Geithner is not even requiring the banks to lend in return for the $2 trillion his program will try to marshal, mostly by having the Fed print money out of thin air, thereby diluting our money, or borrowing more from China. (When, exactly, can China foreclose on us and start sending us toxic toys again?)


There’s a weaselly feel to the plan, a sense that tough decisions were postponed even as President Obama warns about our “perfect storm of financial problems.” The outrage is going only one way, as we pony up trillion after trillion.


Geithner is coddling the banks, setting it up so that either we’ll have to pay the banks inflated prices for poison assets or subsidize investors to pay the banks for poison assets.


As Steve Labaton and Ed Andrews wrote in The Times on Tuesday, Geithner won an internal battle with David Axelrod and other Obama aides who wanted to impose pay caps on every employee at institutions taking the bailout and set stricter guidelines on how federal money is spent. Geithner prevailed over those who wanted to kick out negligent bank executives and wipe out shareholders at institutions receiving aid.


In a move that would have made his mentor, Robert Rubin, proud, Geithner beat back the populists and protected the economic royalists. The new plan offers insufficient meddling with Wall Street, even though Wall Street shows no sign that the hardscrabble economy has pierced its Hermès-swathed world.


Wells Fargo, for instance, which has leeched $25 billion in bailout money, bought an inadvertently hilarious full-page ad in The Times to whinge about the junkets to Las Vegas and elsewhere it was forced to cancel because of public outrage. (The ad in The Times on Sunday could have cost up to $200,000, which may count as a bailout for our industry.)

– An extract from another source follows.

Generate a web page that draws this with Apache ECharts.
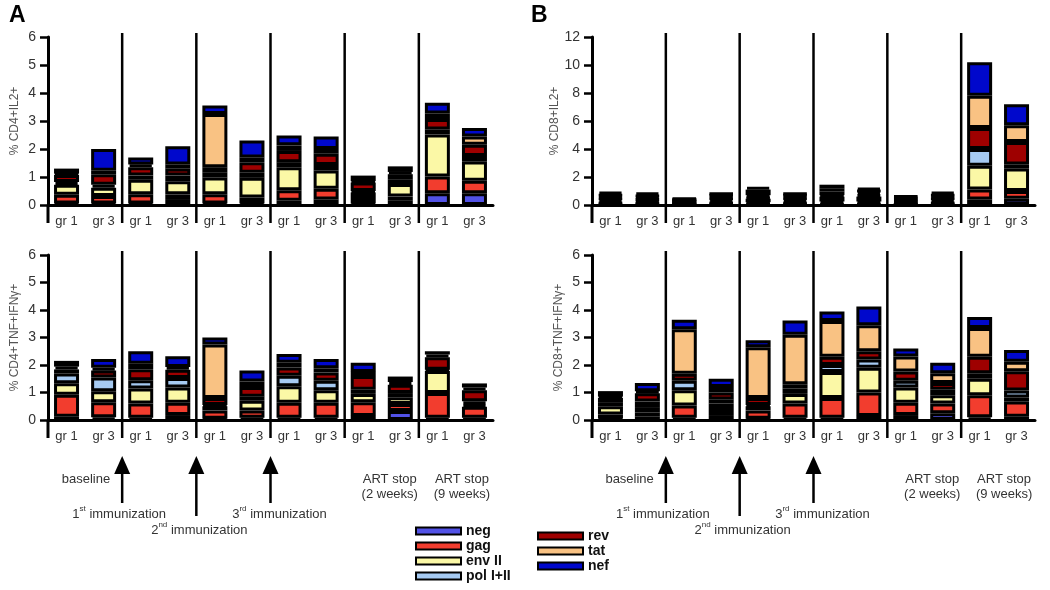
<!DOCTYPE html>
<html>
<head>
<meta charset="utf-8">
<title>CD4 / CD8 responses</title>
<script src="https://cdn.jsdelivr.net/npm/echarts@6/dist/echarts.min.js"></script>
<style>
  html, body { margin: 0; padding: 0; background: #fff; }
  #main { width: 1050px; height: 590px; }
</style>
</head>
<body>
<div id="main"></div>
<script type="text/javascript">
// categories along each panel
var groups = ['gr 1', 'gr 3', 'gr 1', 'gr 3', 'gr 1', 'gr 3', 'gr 1', 'gr 3', 'gr 1', 'gr 3', 'gr 1', 'gr 3'];
var antigens = ['neg', 'gag', 'env II', 'pol I+II', 'rev', 'tat', 'nef'];
var colors = ['#5252e6', '#f23d2e', '#fbf8a6', '#a6caf2', '#9e0000', '#f9c283', '#0008cc'];

// A top: % CD4+IL2+
var cd4il2_neg = [.05, .05, .05, .18, .05, .05, .15, .2, .05, .15, .42, .42];
var cd4il2_gag = [.32, .27, .33, .2, .33, .22, .38, .38, .2, .15, .6, .45];
var cd4il2_env = [.35, .3, .52, .47, .6, .7, .82, .65, .2, .45, 1.5, .68];
var cd4il2_pol = [.1, .1, .15, .2, .17, .18, .18, .2, .05, .15, .18, .2];
var cd4il2_rev = [.25, .38, .3, .25, .2, .38, .4, .4, .3, .2, .37, .4];
var cd4il2_tat = [.05, .12, .1, .15, 1.9, .17, .2, .17, .05, .08, .2, .3];
var cd4il2_nef = [.18, .78, .25, .65, .3, .6, .35, .45, .2, .2, .38, .3];

// A bottom: % CD4+TNF+IFNγ+
var cd4tnf_neg = [.12, .1, .08, .18, .05, .08, .08, .08, .15, .33, .08, .08];
var cd4tnf_gag = [.8, .55, .52, .45, .3, .27, .55, .55, .5, .25, .9, .4];
var cd4tnf_env = [.42, .4, .55, .55, .15, .35, .6, .45, .3, .25, .8, .1];
var cd4tnf_pol = [.35, .5, .3, .35, .05, .15, .38, .35, .15, .15, .05, .1];
var cd4tnf_rev = [.15, .25, .4, .3, .25, .35, .3, .3, .5, .3, .45, .4];
var cd4tnf_tat = [.1, .1, .2, .1, 1.95, .2, .17, .15, .15, .1, .1, .1];
var cd4tnf_nef = [.21, .32, .45, .39, .25, .4, .32, .34, .33, .2, .12, .15];

// B top: % CD8+IL2+
var cd8il2_neg = [.1, .1, .05, .1, .1, .1, .1, .1, .05, .1, .4, .45];
var cd8il2_gag = [.1, .1, .05, .1, .1, .1, .15, .15, .1, .1, .7, .55];
var cd8il2_env = [.2, .15, .1, .2, .25, .2, .35, .35, .1, .2, 1.7, 1.6];
var cd8il2_pol = [.1, .1, .05, .1, .1, .1, .1, .15, .1, .1, 1.2, .3];
var cd8il2_rev = [.15, .15, .1, .15, .15, .15, .25, .2, .1, .15, 1.5, 1.6];
var cd8il2_tat = [.1, .1, .05, .1, .4, .1, .25, .1, .1, .1, 2.3, 1.2];
var cd8il2_nef = [.2, .2, .1, .1, .2, .1, .25, .2, .1, .2, 2.4, 1.5];

// B bottom: % CD8+TNF+IFNγ+
var cd8tnf_neg = [.05, .12, .08, .18, .05, .08, .08, .15, .18, .25, .1, .12];
var cd8tnf_gag = [.15, .15, .45, .22, .3, .52, .72, .85, .45, .35, .8, .55];
var cd8tnf_env = [.3, .2, .55, .2, .15, .35, .95, .9, .55, .3, .6, .15];
var cd8tnf_pol = [.15, .2, .35, .15, .05, .2, .25, .3, .25, .2, .2, .25];
var cd8tnf_rev = [.15, .3, .25, .25, .25, .15, .3, .3, .33, .25, .6, .7];
var cd8tnf_tat = [.05, .08, 1.62, .2, 1.85, 1.8, 1.3, .95, .55, .35, 1.05, .35];
var cd8tnf_nef = [.2, .3, .35, .3, .25, .52, .35, .68, .29, .38, .4, .43];

var panels = [
    { name: '% CD4+IL2+', max: 6, interval: 1,
      data: [cd4il2_neg, cd4il2_gag, cd4il2_env, cd4il2_pol, cd4il2_rev, cd4il2_tat, cd4il2_nef] },
    { name: '% CD4+TNF+IFNγ+', max: 6, interval: 1,
      data: [cd4tnf_neg, cd4tnf_gag, cd4tnf_env, cd4tnf_pol, cd4tnf_rev, cd4tnf_tat, cd4tnf_nef] },
    { name: '% CD8+IL2+', max: 12, interval: 2,
      data: [cd8il2_neg, cd8il2_gag, cd8il2_env, cd8il2_pol, cd8il2_rev, cd8il2_tat, cd8il2_nef] },
    { name: '% CD8+TNF+IFNγ+', max: 6, interval: 1,
      data: [cd8tnf_neg, cd8tnf_gag, cd8tnf_env, cd8tnf_pol, cd8tnf_rev, cd8tnf_tat, cd8tnf_nef] }
];

var grids = [
    { left: 48, top: 37, width: 445, height: 168 },
    { left: 48, top: 255, width: 445, height: 165 },
    { left: 592, top: 37, width: 443, height: 168 },
    { left: 592, top: 255, width: 443, height: 165 }
];

var FONT = '"Liberation Sans", Arial, Helvetica, sans-serif';

var xAxes = [], yAxes = [], series = [];
panels.forEach(function (p, i) {
    xAxes.push({
        type: 'category', gridIndex: i, data: groups,
        axisLine: { lineStyle: { color: '#000', width: 3 } },
        axisTick: { show: false },
        axisLabel: { color: '#333', fontSize: 13, fontFamily: FONT, margin: 10 }
    });
    yAxes.push({
        type: 'value', gridIndex: i, min: 0, max: p.max, interval: p.interval,
        name: p.name, nameLocation: 'middle', nameGap: 27,
        nameTextStyle: { color: '#555', fontSize: 12, fontFamily: FONT },
        axisLine: { show: true, lineStyle: { color: '#000', width: 3 } },
        axisTick: { show: true, length: 8, lineStyle: { color: '#000', width: 2.5 } },
        axisLabel: { color: '#333', fontSize: 14, fontFamily: FONT, margin: 12 },
        splitLine: { show: false }
    });
    antigens.forEach(function (a, k) {
        series.push({
            name: a, type: 'bar', stack: 'p' + i,
            xAxisIndex: i, yAxisIndex: i,
            barWidth: 25,
            itemStyle: { color: colors[k], borderColor: '#000', borderWidth: 3 },
            data: p.data[k]
        });
    });
});

var myChart = echarts.init(document.getElementById('main'), null, { renderer: 'canvas' });

var legendText = { fontWeight: 'bold', fontSize: 14, color: '#111', fontFamily: FONT };
var option = {
    animation: false,
    backgroundColor: '#fff',
    grid: grids,
    xAxis: xAxes,
    yAxis: yAxes,
    legend: [
        { data: ['neg', 'gag', 'env II', 'pol I+II'], orient: 'vertical', left: 415, top: 524, height: 70,
          itemWidth: 45, itemHeight: 7, itemGap: 1, selectedMode: false, icon: 'rect', padding: 0,
          itemStyle: { borderColor: '#000', borderWidth: 2 }, textStyle: legendText },
        { data: ['rev', 'tat', 'nef'], orient: 'vertical', left: 537, top: 529, height: 60,
          itemWidth: 45, itemHeight: 7, itemGap: 1, selectedMode: false, icon: 'rect', padding: 0,
          itemStyle: { borderColor: '#000', borderWidth: 2 }, textStyle: legendText }
    ],
    series: series
};
myChart.setOption(option);

// separators, axis extensions and annotations placed from the axes themselves
var g = [];
var seps = [];
panels.forEach(function (p, i) {
    var gr = grids[i];
    var bottom = gr.top + gr.height;
    var s = [];
    for (var k = 1; k <= 5; k++) {
        var x1 = myChart.convertToPixel({ xAxisIndex: i }, 2 * k - 1);
        var x2 = myChart.convertToPixel({ xAxisIndex: i }, 2 * k);
        var x = (x1 + x2) / 2;
        s.push(x);
        g.push({ type: 'line', shape: { x1: x, y1: gr.top - 4, x2: x, y2: bottom + 18 },
                 style: { stroke: '#000', lineWidth: 2.5 } });
    }
    seps.push(s);
    g.push({ type: 'line', shape: { x1: gr.left, y1: bottom, x2: gr.left, y2: bottom + 18 },
             style: { stroke: '#000', lineWidth: 3 } });
});

function label(x, y, text, align) {
    return { type: 'text', style: { x: x, y: y, text: text, align: align || 'center', verticalAlign: 'middle',
             fill: '#333', font: '13px ' + FONT } };
}
function immun(x, y, num, sup) {
    return { type: 'text', style: { x: x, y: y, align: 'center', verticalAlign: 'middle',
             text: '{n|' + num + '}{s|' + sup + '}{n| immunization}',
             rich: { n: { fill: '#333', fontSize: 13, fontFamily: FONT, verticalAlign: 'bottom', lineHeight: 16 },
                     s: { fill: '#333', fontSize: 8, fontFamily: FONT, verticalAlign: 'top', lineHeight: 16 } } } };
}
function arrow(x, bottom) {
    return [
        { type: 'line', shape: { x1: x, y1: 470, x2: x, y2: bottom }, style: { stroke: '#000', lineWidth: 2.5 } },
        { type: 'polygon', shape: { points: [[x, 456], [x - 8, 474], [x + 8, 474]] }, style: { fill: '#000' } }
    ];
}

[0, 2].forEach(function (i) {
    var s = seps[i];
    var gr = grids[i];
    var right = gr.left + gr.width;
    g = g.concat(arrow(s[0], 503), arrow(s[1], 516), arrow(s[2], 503));
    g.push(label(s[0] - 12, 479, 'baseline', 'right'));
    g.push(immun(s[0] - 3, 513, '1', 'st'));
    g.push(immun(s[1] + 3, 529, '2', 'nd'));
    g.push(immun(s[2] + 9, 513, '3', 'rd'));
    var c5 = (s[3] + s[4]) / 2 + 8;
    var c6 = (s[4] + right) / 2 + 6;
    g.push(label(c5, 479, 'ART stop'));
    g.push(label(c5, 494, '(2 weeks)'));
    g.push(label(c6, 479, 'ART stop'));
    g.push(label(c6, 494, '(9 weeks)'));
});

g.push({ type: 'text', style: { x: 9, y: 4, text: 'A', fill: '#000', font: 'bold 23px ' + FONT } });
g.push({ type: 'text', style: { x: 531, y: 4, text: 'B', fill: '#000', font: 'bold 23px ' + FONT } });

myChart.setOption({ graphic: g });
</script>
</body>
</html>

“Okay, time out. Something doesn’t feel right,” John Stumpf, the president and chief executive of Wells Fargo wrote in an open letter defending their two decades of four-day employee recognition “events.” Calling them junkets or boondoggles is “nonsense,” he protested, adding about his employees: “This recognition energizes them.”

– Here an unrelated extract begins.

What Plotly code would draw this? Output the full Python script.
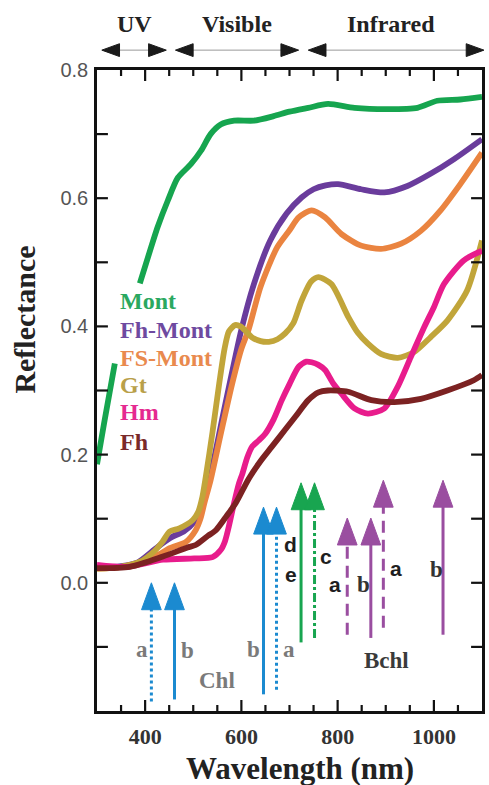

In this economy, simply having a job should energize them.


Geithner is wrong. The pay of all the employees in bailed-out banks, not just top executives, should be capped. And these impervious, imperial suits who squander taxpayers’ money after dragging the country over the cliff should all be fired — preferably when they come to D.C. on Wednesday in a phony show of populism on Amtrak and the shuttle to testify before Barney Frank.


Wall Street cannot be trusted to change its culture. Just look at the full-page ads that Bank of America (which got $45 billion) and Citigroup (which got $50 billion) are plastering in newspapers, lavishing taxpayer money on preening prose.


We don’t want our money spent, as Citigroup did, to pat itself on the back “as we navigate the complexities together.” Bank of America cannot get back our trust by spending more of our cash to assure us that it’s “getting to work” on getting back our trust.


Just get back to work and start repaying us.